### What the exercise asks
Output every line exactly as written. Leave out pictures.

● ● ● ● ● ● ●

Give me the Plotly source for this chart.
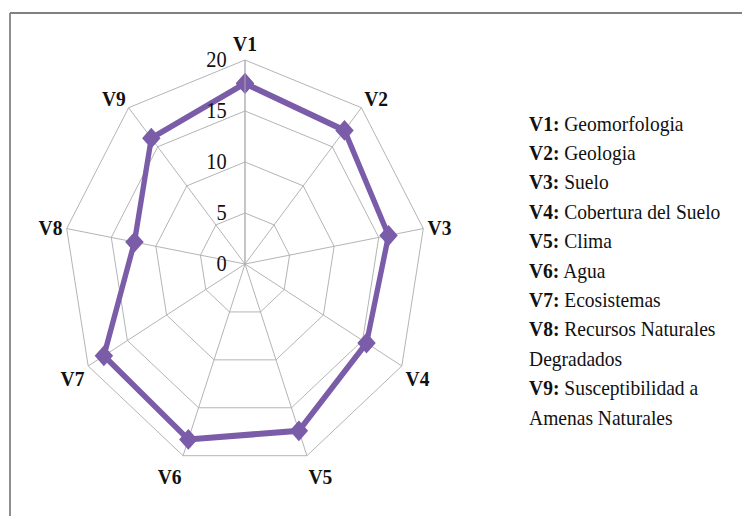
import plotly.graph_objects as go

categories = ["V1", "V2", "V3", "V4", "V5", "V6", "V7", "V8", "V9"]
values = [17.7, 17.1, 16.1, 15.5, 17.4, 18.3, 18.0, 12.4, 16.1]
radial_ticks = [0, 5, 10, 15, 20]
legend_codes = ["V1:", "V2:", "V3:", "V4:", "V5:", "V6:", "V7:", "V8:", "", "V9:", ""]
legend_texts = ["Geomorfologia", "Geologia", "Suelo", "Cobertura del Suelo", "Clima",
                "Agua", "Ecosistemas", "Recursos Naturales", "Degradados",
                "Susceptibilidad a", "Amenas Naturales"]

OFF = 8                      # page body margin
SX = 181.0 / 204.0           # the reference picture is squeezed horizontally
H = 516 - OFF
W = round((750 - OFF) / SX)
SX = (750 - OFF) / W
cx, cy, R = (245 - OFF) / SX, 264 - OFF, 204.0
serif = "Liberation Serif"
purple = "rgb(122,92,168)"

fig = go.Figure()
fig.add_trace(go.Scatterpolar(
    r=values + values[:1],
    theta=categories + categories[:1],
    mode="lines+markers",
    line=dict(color=purple, width=6),
    marker=dict(symbol="diamond", size=16, color=purple),
    showlegend=False,
))

grid = "rgb(175,175,175)"
fig.update_layout(
    width=W, height=H,
    margin=dict(l=0, r=0, t=0, b=0),
    font=dict(family=serif, color="#111"),
    paper_bgcolor="white",
    plot_bgcolor="white",
    polar=dict(
        domain=dict(x=[(cx - R) / W, (cx + R) / W],
                    y=[(H - cy - R) / H, (H - cy + R) / H]),
        bgcolor="white",
        gridshape="linear",
        radialaxis=dict(
            range=[0, 20], tickvals=radial_ticks, angle=90, side="counterclockwise",
            tickangle=90,
            showline=True, linecolor=grid, linewidth=1,
            gridcolor=grid, gridwidth=1,
            ticks="outside", ticklen=12, tickcolor="rgba(0,0,0,0)",
            tickfont=dict(family=serif, size=23, color="#111"),
        ),
        angularaxis=dict(
            categoryorder="array", categoryarray=categories,
            rotation=90, direction="clockwise",
            showline=True, linecolor=grid, linewidth=1,
            gridcolor=grid, gridwidth=1,
            ticks="",
            tickfont=dict(family=serif, size=22, color="#111", weight="bold"),
        ),
    ),
)

# frame (top and left edges)
fy = 1 - (13 - OFF) / H
fx = (10 - OFF) / SX / W
fig.add_shape(type="line", xref="paper", yref="paper",
              x0=fx, x1=1, y0=fy, y1=fy,
              line=dict(color="rgb(128,128,128)", width=2))
fig.add_shape(type="line", xref="paper", yref="paper",
              x0=fx, x1=fx, y0=0, y1=fy,
              line=dict(color="rgb(128,128,128)", width=2))

y0, dy = 123, 29.4
lx = (527 - OFF) / SX
for i, (c, t) in enumerate(zip(legend_codes, legend_texts)):
    txt = (f"<b>{c}</b> {t}" if c else t)
    fig.add_annotation(x=lx / W, y=1 - (y0 - OFF + i * dy) / H,
                       xref="paper", yref="paper",
                       xanchor="left", yanchor="middle", showarrow=False, text=txt,
                       font=dict(family=serif, size=22, color="#111"))

post = ("var d=document.getElementById('{plot_id}');"
        "d.style.transformOrigin='0 0';"
        "d.style.transform='scaleX(%.5f)';"
        "document.body.style.overflow='hidden';" % SX)
fig.write_html("out.html", post_script=post)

● ● ● ● ● ● ●

### Task output
Give me the Plotly source for this chart.
import plotly.graph_objects as go

categories = ["V1", "V2", "V3", "V4", "V5", "V6", "V7", "V8", "V9"]
values = [17.7, 17.1, 16.1, 15.5, 17.4, 18.3, 18.0, 12.4, 16.1]
radial_ticks = [0, 5, 10, 15, 20]
legend_codes = ["V1:", "V2:", "V3:", "V4:", "V5:", "V6:", "V7:", "V8:", "", "V9:", ""]
legend_texts = ["Geomorfologia", "Geologia", "Suelo", "Cobertura del Suelo", "Clima",
                "Agua", "Ecosistemas", "Recursos Naturales", "Degradados",
                "Susceptibilidad a", "Amenas Naturales"]

OFF = 8                      # page body margin
SX = 181.0 / 204.0           # the reference picture is squeezed horizontally
H = 516 - OFF
W = round((750 - OFF) / SX)
SX = (750 - OFF) / W
cx, cy, R = (245 - OFF) / SX, 264 - OFF, 204.0
serif = "Liberation Serif"
purple = "rgb(122,92,168)"

fig = go.Figure()
fig.add_trace(go.Scatterpolar(
    r=values + values[:1],
    theta=categories + categories[:1],
    mode="lines+markers",
    line=dict(color=purple, width=6),
    marker=dict(symbol="diamond", size=16, color=purple),
    showlegend=False,
))

grid = "rgb(175,175,175)"
fig.update_layout(
    width=W, height=H,
    margin=dict(l=0, r=0, t=0, b=0),
    font=dict(family=serif, color="#111"),
    paper_bgcolor="white",
    plot_bgcolor="white",
    polar=dict(
        domain=dict(x=[(cx - R) / W, (cx + R) / W],
                    y=[(H - cy - R) / H, (H - cy + R) / H]),
        bgcolor="white",
        gridshape="linear",
        radialaxis=dict(
            range=[0, 20], tickvals=radial_ticks, angle=90, side="counterclockwise",
            tickangle=90,
            showline=True, linecolor=grid, linewidth=1,
            gridcolor=grid, gridwidth=1,
            ticks="outside", ticklen=12, tickcolor="rgba(0,0,0,0)",
            tickfont=dict(family=serif, size=23, color="#111"),
        ),
        angularaxis=dict(
            categoryorder="array", categoryarray=categories,
            rotation=90, direction="clockwise",
            showline=True, linecolor=grid, linewidth=1,
            gridcolor=grid, gridwidth=1,
            ticks="",
            tickfont=dict(family=serif, size=22, color="#111", weight="bold"),
        ),
    ),
)

# frame (top and left edges)
fy = 1 - (13 - OFF) / H
fx = (10 - OFF) / SX / W
fig.add_shape(type="line", xref="paper", yref="paper",
              x0=fx, x1=1, y0=fy, y1=fy,
              line=dict(color="rgb(128,128,128)", width=2))
fig.add_shape(type="line", xref="paper", yref="paper",
              x0=fx, x1=fx, y0=0, y1=fy,
              line=dict(color="rgb(128,128,128)", width=2))

y0, dy = 123, 29.4
lx = (527 - OFF) / SX
for i, (c, t) in enumerate(zip(legend_codes, legend_texts)):
    txt = (f"<b>{c}</b> {t}" if c else t)
    fig.add_annotation(x=lx / W, y=1 - (y0 - OFF + i * dy) / H,
                       xref="paper", yref="paper",
                       xanchor="left", yanchor="middle", showarrow=False, text=txt,
                       font=dict(family=serif, size=22, color="#111"))

post = ("var d=document.getElementById('{plot_id}');"
        "d.style.transformOrigin='0 0';"
        "d.style.transform='scaleX(%.5f)';"
        "document.body.style.overflow='hidden';" % SX)
fig.write_html("out.html", post_script=post)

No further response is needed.